2. The 4-in-1 Kombo Tool
Product: The 4-in-1 Kombo Tool
Company: KOMBO (www.combotool.com)
Location: Vancouver, Canada
President: Ryan Jesse
Previous occupation: Commercial painter
Ryan Jesse admits he's more of a "gadget guy" than a fisherman. That's reflected in his 4-in-1 Kombo Tool, which combines a fillet knife, a knife sharpener, a fish club and a gut scoop, which works well in removing that blood-line clinging to a fish's back bone.
This isn't his first ICAST rodeo, so to speak. But he learned enough last year at the show in Las Vegas that he didn't consider skipping it this year despite the move to Orlando, much further away from his Vancouver home.
"It's more about innovation than fishing with me," Jesse said. "I'm always coming up with new ideas as a way to solve problems."
Speaking of problems, Jesse found last year at ICAST there were a few design flaws in a previous version of the Kombo Tool, at least as far as some potential distributors were concerned. A safety latch needed to be added to the knife sheath and the packaging needed to be redone so the knife was made more obvious, rather than being tucked into it's scabbard.
So Jesse came back to ICAST in Orlando with a new and improved Kombo Tool. It has a manufacturer's standard retail price of $29.99.
"That's pretty much what you'll pay for a good quality fillet knife," Jesse said. “They've sold like hotcakes around Christmas and Father's Day. We were featured about eight or nine months ago on 'In-Crate.com,' with is basically a gadget show. Sales went through the roof when that happened."

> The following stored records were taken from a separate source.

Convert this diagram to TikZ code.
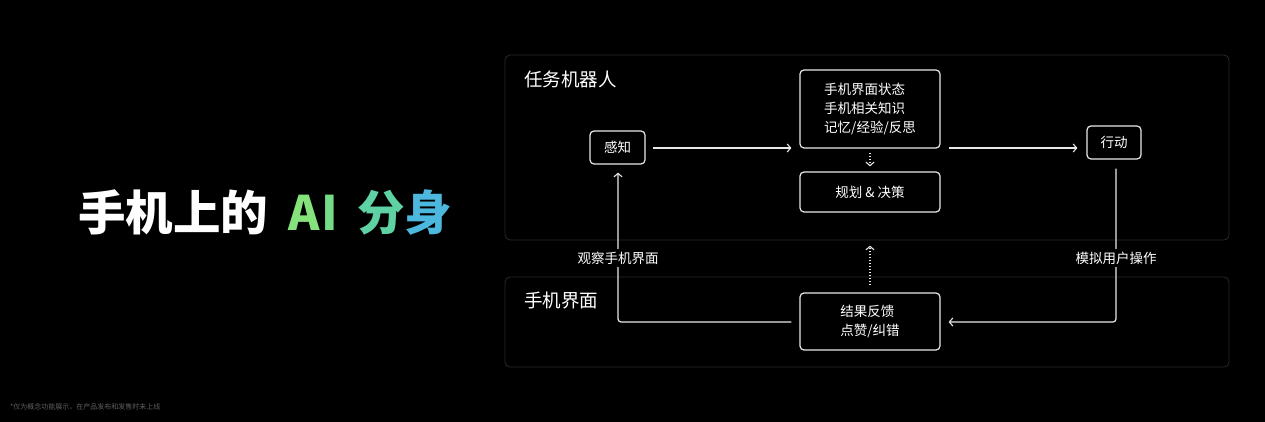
\documentclass[tikz,border=0pt]{standalone}
\usepackage{fontspec}
\setmainfont{Noto Sans CJK SC}
\newfontfamily\cjk{Noto Sans CJK SC}
\usetikzlibrary{arrows.meta}
\definecolor{lineC}{HTML}{E8E8E8}
\definecolor{panelC}{HTML}{2A2A2A}
\definecolor{gA}{HTML}{86E27A}
\definecolor{gI}{HTML}{74DC88}
\definecolor{gF}{HTML}{5ED2A2}
\definecolor{gS}{HTML}{4CB8DE}
\definecolor{noteC}{HTML}{606060}
\begin{document}
\begin{tikzpicture}[x=1pt,y=1pt,
  panel/.style={draw=panelC, line width=0.8pt, rounded corners=5pt},
  box/.style={draw=lineC, line width=1.2pt, rounded corners=4pt, text=white, inner sep=0pt, font=\cjk\fontsize{13.5}{19}\selectfont},
  conn/.style={draw=lineC, line width=1.2pt, rounded corners=3pt},
  tip/.style={-{Straight Barb[length=3.5pt,width=8pt,line width=1.1pt]}},
  dotconn/.style={draw=lineC, line width=1.1pt, dash pattern=on 1.5pt off 1.5pt},
  plabel/.style={text=white, anchor=west, inner sep=0pt, font=\cjk\fontsize{18.5}{20}\selectfont},
  elabel/.style={fill=black, text=white, inner sep=3pt, font=\cjk\fontsize{13.5}{15}\selectfont}]
\useasboundingbox[fill=black] (0,0) rectangle (1265,422);
% title
\node[anchor=west, inner sep=0pt, font=\cjk\bfseries\fontsize{47.5}{50}\selectfont] (title) at (78,209)
  {\textcolor{white}{手机上的}\hspace{20pt}\textcolor{gA}{A}\hspace{2pt}\textcolor{gI}{I}\hspace{19pt}\textcolor{gF}{分}\textcolor{gS}{身}};
% panels
\draw[panel] (505,367) rectangle (1229,182);
\draw[panel] (505,145) rectangle (1229,55);
\node[plabel] (robot) at (524,343) {任务机器人};
\node[plabel] (screen) at (524,121) {手机界面};
% boxes
\node[box, align=center, minimum width=55pt, minimum height=33pt] (perceive) at (617.5,274.5) {感知};
\node[box, align=left, minimum width=140pt, minimum height=78pt] (info) at (870,313) {手机界面状态\\手机相关知识\\记忆/经验/反思};
\node[box, align=center, minimum width=140pt, minimum height=40pt] (plan) at (870,230) {规划 \& 决策};
\node[box, align=center, minimum width=54pt, minimum height=33pt] (act) at (1114,279.5) {行动};
\node[box, align=left, minimum width=140pt, minimum height=57pt] (result) at (870,100.5) {结果反馈\\点赞/纠错};
% connectors
\coordinate (c1) at (1116,100);
\coordinate (c2) at (618,100);
\draw[conn, tip] ([xshift=7pt]perceive.east |- 0,274) -- ([xshift=-8pt]info.west |- 0,274);
\draw[conn, tip] ([xshift=8pt]info.east |- 0,274) -- ([xshift=-9pt]act.west |- 0,274);
\draw[conn, tip] ([yshift=-9pt]act.south -| c1) -- (c1) -- ([xshift=8pt]result.east |- c1);
\draw[conn, tip] ([xshift=-8pt]result.west |- c2) -- (c2) -- ([yshift=-8pt]perceive.south -| c2);
\draw[dotconn, tip] ([yshift=-4pt]info.south) -- ([yshift=5pt]plan.north);
\draw[dotconn, tip] ([yshift=7pt]result.north) -- ([yshift=-33pt]plan.south);
% edge labels
\node[elabel] (obs) at (618,164) {观察手机界面};
\node[elabel] (sim) at (1116,164) {模拟用户操作};
% footnote
\node[anchor=west, inner sep=0pt, text=noteC, font=\cjk\fontsize{7}{8}\selectfont] (note) at (10,15) {*仅为概念功能展示，在产品发布和发售时未上线};
\end{tikzpicture}
\end{document}
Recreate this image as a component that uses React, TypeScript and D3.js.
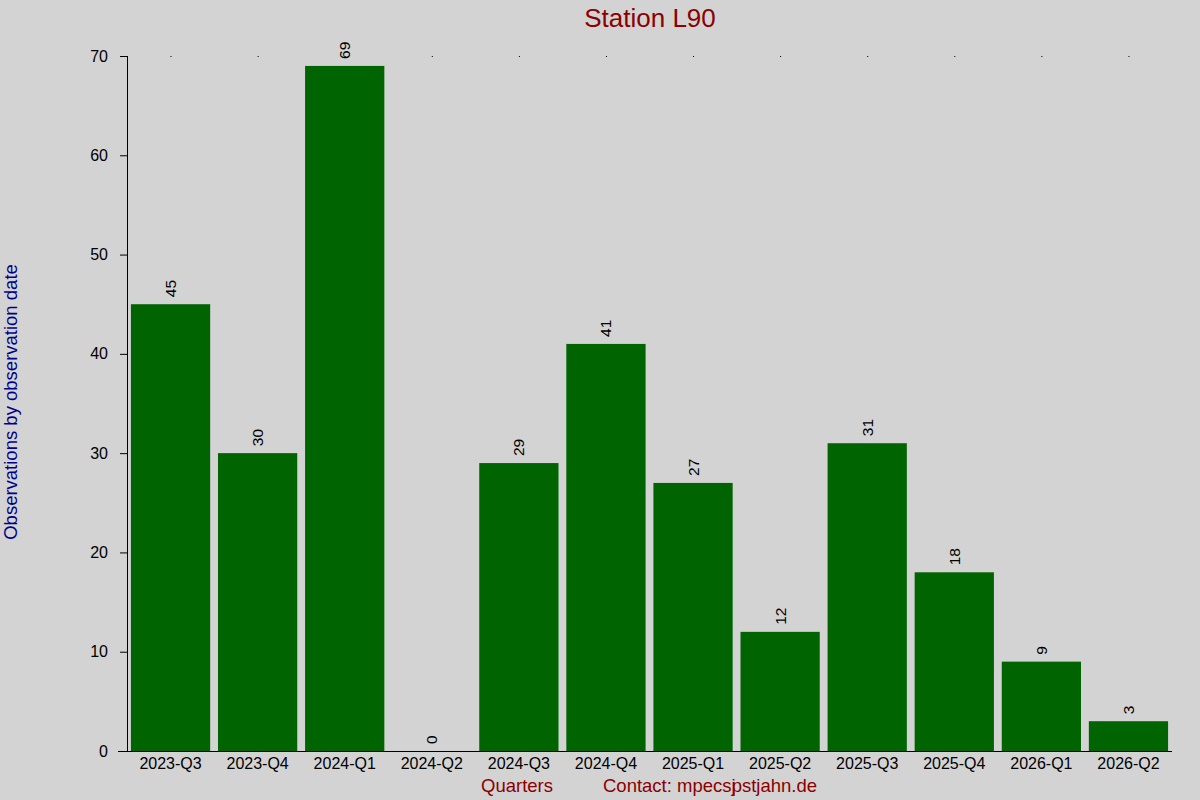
import { useEffect, useRef } from "react";
import * as d3 from "d3";

const quarters = [
  "2023-Q3", "2023-Q4", "2024-Q1", "2024-Q2", "2024-Q3", "2024-Q4",
  "2025-Q1", "2025-Q2", "2025-Q3", "2025-Q4", "2026-Q1", "2026-Q2",
];
const observations = [45, 30, 69, 0, 29, 41, 27, 12, 31, 18, 9, 3];
const yTicks = [0, 10, 20, 30, 40, 50, 60, 70];

const W = 1200;
const H = 800;
const FONT = "'Liberation Sans', Arial, sans-serif";

export default function App() {
  const svgRef = useRef<SVGSVGElement>(null);

  useEffect(() => {
    document.body.style.margin = "0";
    if (!svgRef.current) return;
    const svg = d3.select(svgRef.current);
    svg.selectAll("*").remove();

    const margin = { top: 56, right: 28, bottom: 49, left: 127 };
    const width = W - margin.left - margin.right;
    const height = H - margin.top - margin.bottom;

    svg.append("rect").attr("width", W).attr("height", H).attr("fill", "#d3d3d3");

    const g = svg.append("g").attr("transform", `translate(${margin.left},${margin.top})`);

    const x = d3.scaleBand().domain(quarters).range([0, width]).paddingInner(0.09).paddingOuter(0.045);
    const y = d3.scaleLinear().domain([0, 70]).range([height, 0]);

    // bars
    g.selectAll("rect.bar")
      .data(observations)
      .enter()
      .append("rect")
      .attr("class", "bar")
      .attr("x", (_, i) => x(quarters[i]) || 0)
      .attr("y", (d) => y(d))
      .attr("width", x.bandwidth())
      .attr("height", (d) => height - y(d))
      .attr("fill", "#006400");

    // value labels
    g.selectAll("text.val")
      .data(observations)
      .enter()
      .append("text")
      .attr("class", "val")
      .attr("transform", (d, i) => `translate(${(x(quarters[i]) || 0) + x.bandwidth() / 2 + 5.5},${y(d) - 7}) rotate(-90)`)
      .attr("font-family", FONT)
      .attr("font-size", 15.5)
      .attr("fill", "#000")
      .text((d) => d);

    // top tick dots
    g.selectAll("line.top")
      .data(quarters)
      .enter()
      .append("line")
      .attr("x1", (d) => (x(d) || 0) + x.bandwidth() / 2)
      .attr("x2", (d) => (x(d) || 0) + x.bandwidth() / 2 + 1)
      .attr("y1", 0.5)
      .attr("y2", 0.5)
      .attr("stroke", "#000")
      .attr("stroke-width", 1);

    // x axis
    g.append("g")
      .attr("transform", `translate(0,${height})`)
      .call(d3.axisBottom(x).tickSize(0).tickPadding(7))
      .call((a) => a.select(".domain").attr("d", `M-9,0.5H${width}`).attr("stroke", "#000"))
      .call((a) => a.selectAll(".tick text").attr("font-family", FONT).attr("font-size", 16).attr("fill", "#000"));

    // y axis
    g.append("g")
      .call(d3.axisLeft(y).tickValues(yTicks).tickSize(7).tickPadding(12))
      .call((a) => a.select(".domain").attr("d", `M0.5,0V${height}`).attr("stroke", "#000"))
      .call((a) => a.selectAll(".tick line").attr("stroke", "#000"))
      .call((a) => a.selectAll(".tick text").attr("font-family", FONT).attr("font-size", 16).attr("fill", "#000"));

    // title
    svg.append("text")
      .attr("x", 650)
      .attr("y", 27)
      .attr("text-anchor", "middle")
      .attr("font-family", FONT)
      .attr("font-size", 26)
      .attr("fill", "#8b0000")
      .text("Station L90");

    // y label
    svg.append("text")
      .attr("transform", `translate(17,402) rotate(-90)`)
      .attr("text-anchor", "middle")
      .attr("font-family", FONT)
      .attr("font-size", 18.5)
      .attr("fill", "#00008b")
      .text("Observations by observation date");

    // x label + contact
    svg.append("text")
      .attr("x", 517)
      .attr("y", 792)
      .attr("text-anchor", "middle")
      .attr("font-family", FONT)
      .attr("font-size", 18.5)
      .attr("fill", "#8b0000")
      .text("Quarters");

    const contact = svg.append("text")
      .attr("x", 603)
      .attr("y", 792)
      .attr("font-family", FONT)
      .attr("font-size", 18.5)
      .attr("fill", "#8b0000");
    contact.append("tspan").text("Contact: mpecsj");
    contact.append("tspan").attr("dx", -4).text("pstjahn.de");
  }, []);

  return (
    <div style={{ position: "absolute", left: 0, top: 0 }}>
      <svg ref={svgRef} width={W} height={H} />
    </div>
  );
}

Jesse expects he and his other two partners will soon unveil other products, including one more for the camping than fishing market.
"We've got a few more coming down the pipe," he said.
But every minute spent at ICAST will only serve to educate Jesse in his newly chosen field.
"ICAST is all about building relationships," Jesse said. "You can learn a lot from guys that have been in this industry for a long time. There's a wealth of information here. Mainly, you can learn a lot about what not to do, so you don't have to pay the price yourself."
His previous career as a successful commercial painter appears increasingly in the distance.
Added Jesse, "Flying to Florida versus slinging a roller, yeah, I'd rather do this."